It used to be that gin drinkers were often limited to three or so choices at the bar: Bombay Sapphire, Tanqueray, and Beefeater. It was like a gift from heaven if they carried Plymouth.
Happily, the gin landscape is a lot richer these days.
Like beer in the 90s and 2000s, American made spirits are undergoing a craft renaissance. Many states have eased licensing fees and red tape, making it (relatively) easier for small producers to get in the distilling game. This has led to a lot of experimentation with gin. Unlike whiskey or brandy, gin doesn’t require aging. It’s flavor profile comes from the “botanicals”–plants, herbs, spices, etc.–the producer adds during the distillation process. A craft distiller like St. George in Alameda, CA has an entire line of gins, each with a different botanical recipe.
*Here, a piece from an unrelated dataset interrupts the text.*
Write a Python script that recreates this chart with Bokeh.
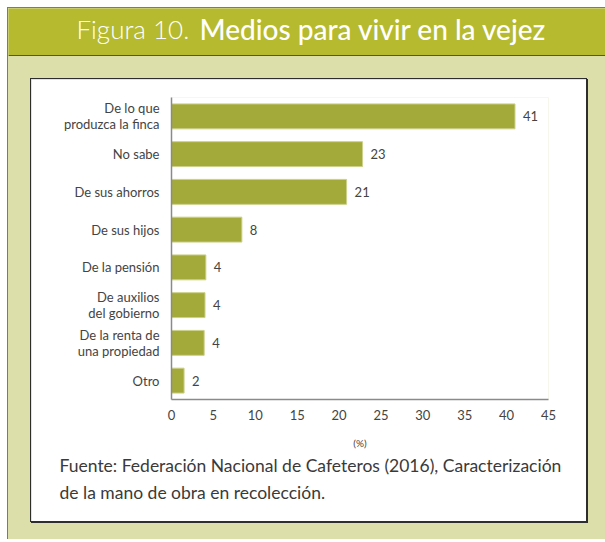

These new gins are called “New Western” or “International” style. But that doesn’t mean they taste at all similar. Hendricks gin might be the most well known in this style, but it’s light, cucumber flavor differs wildly from St. George’s Rye gin for example, which tastes nothing like Aviation gin from Portland. The list goes on and on. David Wondrich, always a good source for booze education, has written a guide to the different styles of gin, old and new. But of course the best education is buying something unfamiliar and trying it out yourself.